>> BEGIN Dataset section

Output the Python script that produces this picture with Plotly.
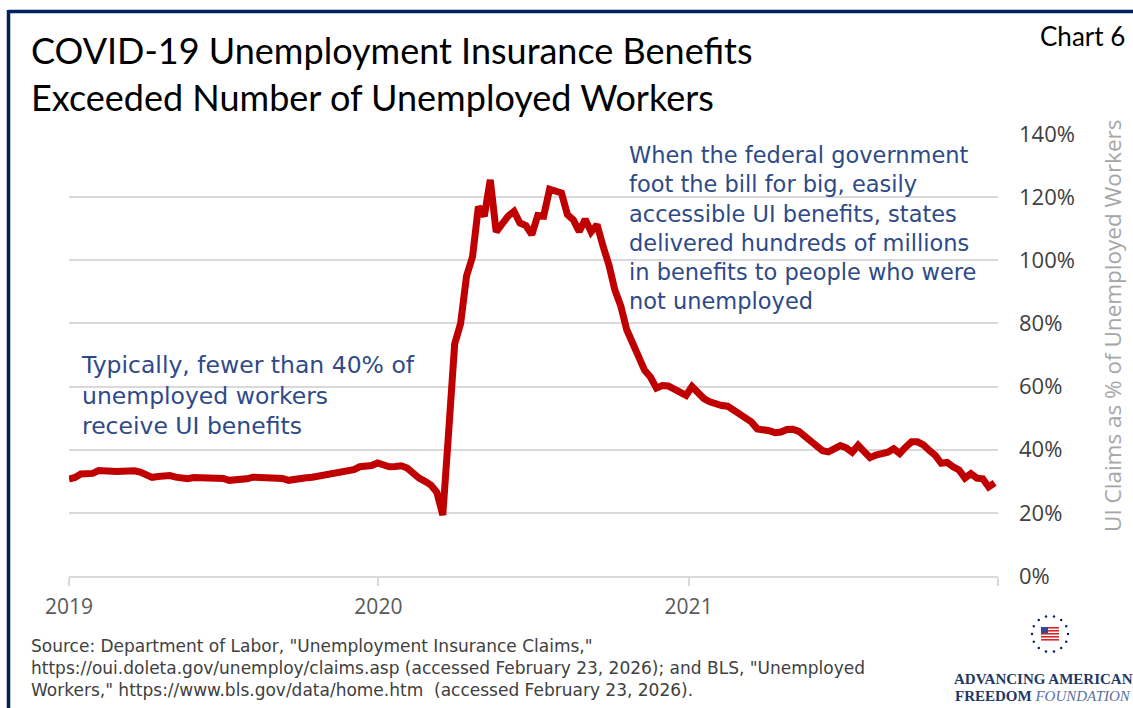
import math
import plotly.graph_objects as go
import pandas as pd

# ---------------- data ----------------
start_date = "2019-01-01"
ui_claims_pct = [
    30.7, 31.2, 32.3, 32.2, 32.5, 33.4, 33.2, 33.3, 33.1, 33.2,
    33.5, 33.3, 32.9, 32.2, 31.2, 31.5, 31.9, 31.8, 31.3, 31.0,
    30.8, 31.2, 31.1, 30.9, 30.9, 31.2, 30.9, 30.3, 30.4, 30.2,
    30.8, 31.3, 31.3, 31.3, 31.3, 31.2, 30.9, 30.3, 30.7, 31.0,
    31.1, 31.3, 31.6, 31.8, 32.3, 32.9, 33.1, 33.1, 33.7, 34.6,
    34.6, 35.0, 35.8, 35.0, 34.6, 34.7, 34.9, 34.2, 32.5, 31.0,
    30.0, 28.8, 26.5, 19.3, 46.0, 73.5, 80.0, 95.0, 101.0, 117.0,
    114.0, 125.5, 109.0, 112.0, 114.0, 115.5, 111.8, 111.0, 108.1, 114.2,
    114.0, 122.5, 121.6, 121.3, 114.5, 112.8, 109.1, 113.0, 109.0, 111.3,
    104.5, 98.5, 90.6, 85.5, 78.0, 73.0, 69.5, 65.2, 63.0, 59.5,
    60.3, 60.2, 59.1, 58.3, 57.2, 60.0, 58.0, 56.2, 55.2, 54.3,
    54.0, 53.8, 52.6, 50.9, 50.0, 48.8, 46.6, 46.4, 46.0, 45.4,
    45.6, 46.4, 46.5, 45.8, 44.2, 43.3, 41.5, 39.7, 39.3, 40.3,
    41.3, 40.6, 39.2, 41.4, 39.8, 37.5, 38.3, 38.8, 39.2, 40.3,
    38.8, 40.8, 42.5, 42.5, 41.5, 39.8, 38.2, 35.7, 36.0, 34.6,
    33.6, 31.0, 32.4, 31.0, 30.8, 28.2, 29.5,
]
week_dates = pd.date_range(start=start_date, periods=len(ui_claims_pct), freq="7D")

x_tick_vals = ["2019-01-01", "2020-01-01", "2021-01-01", "2022-01-01"]
x_tick_text = ["2019", "2020", "2021", ""]
y_tick_vals = [0, 20, 40, 60, 80, 100, 120, 140]
y_tick_text = ["0%", "20%", "40%", "60%", "80%", "100%", "120%", "140%"]

title_lines = ["COVID-19 Unemployment Insurance Benefits",
               "Exceeded Number of Unemployed Workers"]
left_note_lines = ["Typically, fewer than 40% of",
                   "unemployed workers",
                   "receive UI benefits"]
right_note_lines = ["When the federal government",
                    "foot the bill for big, easily",
                    "accessible UI benefits, states",
                    "delivered hundreds of millions",
                    "in benefits to people who were",
                    "not unemployed"]
source_lines = ["Source: Department of Labor, \"Unemployment Insurance Claims,\"",
                "https://oui.doleta.gov/unemploy/claims.asp (accessed February 23, 2026); and BLS, \"Unemployed",
                "Workers,\" https://www.bls.gov/data/home.htm  (accessed February 23, 2026)."]

# ---------------- layout geometry ----------------
FW, FH = 1133, 708
L, R, T, B = 69, 998, 134, 576
W, H = R - L, B - T

def px(x):
    return (x - L) / W

def py(y):
    return (B - y) / H

NAVY = "#002060"
TEXT_BLUE = "#2e4a87"
RED = "#c00000"
GRID = "#d9d9d9"
TITLE_FONT = "Lato, sans-serif"
BODY_FONT = "'Open Sans', Lato, sans-serif"
NOTE_FONT = "'DejaVu Sans', 'Open Sans', sans-serif"

fig = go.Figure()
fig.add_trace(go.Scatter(
    x=week_dates, y=ui_claims_pct, mode="lines",
    line=dict(color=RED, width=7),
    hoverinfo="skip", showlegend=False,
))

shapes = []
# navy frame (top and left edges)
shapes.append(dict(type="line", xref="paper", yref="paper",
                   x0=px(8.5), x1=px(1140), y0=py(11.5), y1=py(11.5),
                   line=dict(color=NAVY, width=3.5)))
shapes.append(dict(type="line", xref="paper", yref="paper",
                   x0=px(8.5), x1=px(8.5), y0=py(10), y1=py(720),
                   line=dict(color=NAVY, width=3.5)))

# emblem: ring of dots with small flag
cx, cy, rad = 1050, 634, 18
for k in range(14):
    a = 2 * math.pi * k / 14
    dx, dy = cx + rad * math.cos(a), cy + rad * math.sin(a)
    shapes.append(dict(type="circle", xref="paper", yref="paper",
                       x0=px(dx - 1.2), x1=px(dx + 1.2), y0=py(dy + 1.2), y1=py(dy - 1.2),
                       fillcolor=NAVY, line=dict(width=0)))
for i in range(5):
    y0 = cy - 7 + i * 3
    shapes.append(dict(type="rect", xref="paper", yref="paper",
                       x0=px(cx - 9), x1=px(cx + 9), y0=py(y0 + 1.6), y1=py(y0),
                       fillcolor="#d9262b", line=dict(width=0)))
shapes.append(dict(type="rect", xref="paper", yref="paper",
                   x0=px(cx - 9), x1=px(cx - 2), y0=py(cy - 1), y1=py(cy - 7),
                   fillcolor="#2a4b9b", line=dict(width=0)))


def text_ann(text, x, y, size, color, family, xanchor="left", yanchor="middle"):
    return dict(text=text, x=px(x), y=py(y), xref="paper", yref="paper",
                xanchor=xanchor, yanchor=yanchor, align="left", showarrow=False,
                font=dict(family=family, size=size, color=color))


annotations = []
for line, yc in zip(title_lines, [50, 97]):
    annotations.append(text_ann(line, 29, yc, 36, "#000000", TITLE_FONT))
annotations.append(text_ann("Chart 6", 1127, 36, 26, "#000000", TITLE_FONT, xanchor="right"))
annotations.append(text_ann("<br>".join(left_note_lines), 79, 395, 23.5, TEXT_BLUE, NOTE_FONT))
annotations.append(text_ann("<br>".join(right_note_lines), 627, 228, 22.5, TEXT_BLUE, NOTE_FONT))
annotations.append(text_ann("<br>".join(source_lines), 29, 668, 17, "#404040", NOTE_FONT))
annotations.append(dict(text="UI Claims as % of Unemployed Workers", x=px(1112), y=py(326),
                        xref="paper", yref="paper", xanchor="center", yanchor="middle",
                        textangle=-90, showarrow=False,
                        font=dict(family=BODY_FONT, size=22.5, color="#a6a6a6")))
annotations.append(dict(text="<b>ADVANCING AMERICAN</b>", x=px(1043), y=py(679),
                        xref="paper", yref="paper", xanchor="center", yanchor="middle",
                        showarrow=False,
                        font=dict(family="'Liberation Serif', serif", size=15, color="#1f3864")))
annotations.append(dict(text="<b>FREEDOM</b> <i><span style='color:#5a6f9e'>FOUNDATION</span></i>",
                        x=px(1043), y=py(696), xref="paper", yref="paper",
                        xanchor="center", yanchor="middle", showarrow=False,
                        font=dict(family="'Liberation Serif', serif", size=15, color="#1f3864")))

fig.update_layout(
    width=FW, height=FH,
    margin=dict(l=L, r=FW - R, t=T, b=FH - B, autoexpand=False),
    paper_bgcolor="white", plot_bgcolor="white",
    showlegend=False,
    shapes=shapes,
    annotations=annotations,
    xaxis=dict(
        type="date", range=["2019-01-01", "2022-01-01"],
        tickvals=x_tick_vals, ticktext=x_tick_text,
        showgrid=False, zeroline=False,
        showline=True, linecolor=GRID, linewidth=2,
        ticks="outside", ticklen=8, tickwidth=2, tickcolor=GRID,
        ticklabelstandoff=3,
        tickfont=dict(family=BODY_FONT, size=21, color="#595959"),
        fixedrange=True,
    ),
    yaxis=dict(
        side="right", range=[0, 140], tickvals=y_tick_vals, ticktext=y_tick_text,
        showgrid=True, gridcolor=GRID, gridwidth=2,
        zeroline=False, showline=False, ticks="",
        ticklabelstandoff=20,
        tickfont=dict(family=BODY_FONT, size=22, color="#404040"),
        fixedrange=True,
    ),
)

fig.write_html("out.html", config={"displayModeBar": False},
               post_script="document.body.style.margin='0';")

>> END Dataset section

● Exercise requirements
Repeat the lines above, starting at the first and stopping after the line that holds "import pandas as pd", with the pictures left out.

● Final result
Output the Python script that produces this picture with Plotly.
import math
import plotly.graph_objects as go
import pandas as pd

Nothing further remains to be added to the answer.